Produce an exact transcription of the listing below, omitting the pictures.

start

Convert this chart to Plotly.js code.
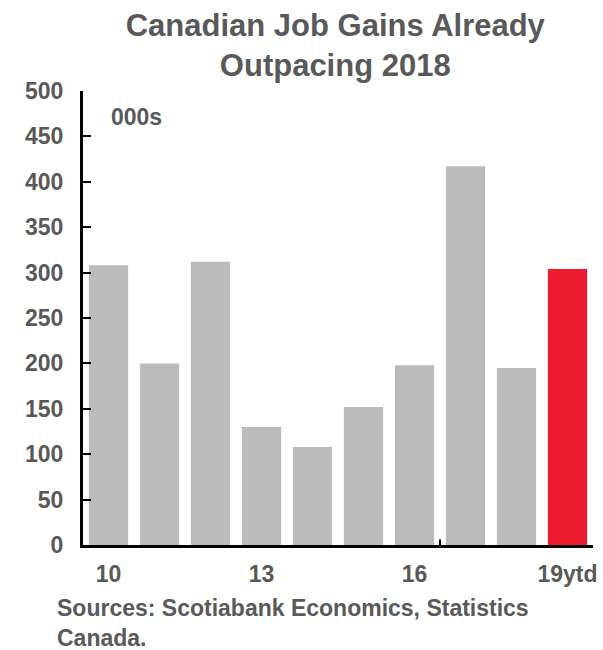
<!DOCTYPE html>
<html>
<head>
<meta charset="utf-8">
<script src="https://cdn.plot.ly/plotly-3.0.1.min.js"></script>
<style>html,body{margin:0;padding:0;background:#fff;}#chart{width:603px;height:650px;}</style>
</head>
<body>
<div id="chart"></div>
<script>
const categories = ["10","11","12","13","14","15","16","17","18","19ytd"];
const jobGains = [308, 200, 312, 130, 108, 152, 198, 417, 195, 304];
const barColors = ["#BBBBBB","#BBBBBB","#BBBBBB","#BBBBBB","#BBBBBB","#BBBBBB","#BBBBBB","#BBBBBB","#BBBBBB","#ED1B2E"];
const xTickLabels = ["10","13","16","19ytd"];
const yTicks = [0,50,100,150,200,250,300,350,400,450,500];

const textColor = "#595959";
const fontFam = "Liberation Sans, Arial, sans-serif";

const trace = {
  type: "bar",
  x: categories,
  y: jobGains,
  marker: {color: barColors},
  hoverinfo: "x+y"
};

const layout = {
  width: 603, height: 650,
  margin: {l: 83, r: 10, t: 91, b: 105},
  paper_bgcolor: "#fff", plot_bgcolor: "#fff",
  bargap: 0.23,
  showlegend: false,
  font: {family: fontFam, color: textColor},
  title: {
    text: "<b>Canadian Job Gains Already<br>Outpacing 2018</b>",
    font: {family: fontFam, size: 31, color: textColor},
    x: 0.556, xref: "container", xanchor: "center",
    y: 0.945, yref: "container", yanchor: "middle"
  },
  xaxis: {
    type: "category",
    tickvals: xTickLabels,
    ticktext: xTickLabels.map(t => "<b>" + t + "</b>"),
    ticks: "",
    showline: true, linecolor: "#000", linewidth: 3,
    showgrid: false, zeroline: false,
    tickfont: {family: fontFam, size: 23, color: textColor},
    ticklabelstandoff: 6,
    range: [-0.5, 9.5]
  },
  yaxis: {
    range: [0, 500],
    tickvals: yTicks,
    ticktext: yTicks.map(t => "<b>" + t + "</b>"),
    ticks: "inside", ticklen: 8, tickwidth: 2, tickcolor: "#000",
    showline: true, linecolor: "#000", linewidth: 3,
    showgrid: false, zeroline: false,
    tickfont: {family: fontFam, size: 23, color: textColor},
    ticklabelstandoff: 12
  },
  shapes: [{
    type: "line", xref: "x", yref: "y",
    x0: 6.5, x1: 6.5, y0: 0, y1: 6,
    line: {color: "#000", width: 2}
  }],
  annotations: [
    {
      text: "<b>000s</b>", xref: "paper", yref: "paper",
      x: 0.051, y: 0.943, xanchor: "left", yanchor: "middle",
      showarrow: false, font: {family: fontFam, size: 23, color: textColor}
    },
    {
      text: "<b>Sources: Scotiabank Economics, Statistics<br>Canada.</b>",
      xref: "paper", yref: "paper",
      x: -0.054, y: -0.172, xanchor: "left", yanchor: "middle", align: "left",
      showarrow: false, font: {family: fontFam, size: 23, color: textColor}
    }
  ]
};

Plotly.newPlot("chart", [trace], layout, {displayModeBar: false, staticPlot: true});
</script>
</body>
</html>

end

SOLUTION:
Convert this chart to Plotly.js code.
<!DOCTYPE html>
<html>
<head>
<meta charset="utf-8">
<script src="https://cdn.plot.ly/plotly-3.0.1.min.js"></script>
<style>html,body{margin:0;padding:0;background:#fff;}#chart{width:603px;height:650px;}</style>
</head>
<body>
<div id="chart"></div>
<script>
const categories = ["10","11","12","13","14","15","16","17","18","19ytd"];
const jobGains = [308, 200, 312, 130, 108, 152, 198, 417, 195, 304];
const barColors = ["#BBBBBB","#BBBBBB","#BBBBBB","#BBBBBB","#BBBBBB","#BBBBBB","#BBBBBB","#BBBBBB","#BBBBBB","#ED1B2E"];
const xTickLabels = ["10","13","16","19ytd"];
const yTicks = [0,50,100,150,200,250,300,350,400,450,500];

const textColor = "#595959";
const fontFam = "Liberation Sans, Arial, sans-serif";

const trace = {
  type: "bar",
  x: categories,
  y: jobGains,
  marker: {color: barColors},
  hoverinfo: "x+y"
};

const layout = {
  width: 603, height: 650,
  margin: {l: 83, r: 10, t: 91, b: 105},
  paper_bgcolor: "#fff", plot_bgcolor: "#fff",
  bargap: 0.23,
  showlegend: false,
  font: {family: fontFam, color: textColor},
  title: {
    text: "<b>Canadian Job Gains Already<br>Outpacing 2018</b>",
    font: {family: fontFam, size: 31, color: textColor},
    x: 0.556, xref: "container", xanchor: "center",
    y: 0.945, yref: "container", yanchor: "middle"
  },
  xaxis: {
    type: "category",
    tickvals: xTickLabels,
    ticktext: xTickLabels.map(t => "<b>" + t + "</b>"),
    ticks: "",
    showline: true, linecolor: "#000", linewidth: 3,
    showgrid: false, zeroline: false,
    tickfont: {family: fontFam, size: 23, color: textColor},
    ticklabelstandoff: 6,
    range: [-0.5, 9.5]
  },
  yaxis: {
    range: [0, 500],
    tickvals: yTicks,
    ticktext: yTicks.map(t => "<b>" + t + "</b>"),
    ticks: "inside", ticklen: 8, tickwidth: 2, tickcolor: "#000",
    showline: true, linecolor: "#000", linewidth: 3,
    showgrid: false, zeroline: false,
    tickfont: {family: fontFam, size: 23, color: textColor},
    ticklabelstandoff: 12
  },
  shapes: [{
    type: "line", xref: "x", yref: "y",
    x0: 6.5, x1: 6.5, y0: 0, y1: 6,
    line: {color: "#000", width: 2}
  }],
  annotations: [
    {
      text: "<b>000s</b>", xref: "paper", yref: "paper",
      x: 0.051, y: 0.943, xanchor: "left", yanchor: "middle",
      showarrow: false, font: {family: fontFam, size: 23, color: textColor}
    },
    {
      text: "<b>Sources: Scotiabank Economics, Statistics<br>Canada.</b>",
      xref: "paper", yref: "paper",
      x: -0.054, y: -0.172, xanchor: "left", yanchor: "middle", align: "left",
      showarrow: false, font: {family: fontFam, size: 23, color: textColor}
    }
  ]
};

Plotly.newPlot("chart", [trace], layout, {displayModeBar: false, staticPlot: true});
</script>
</body>
</html>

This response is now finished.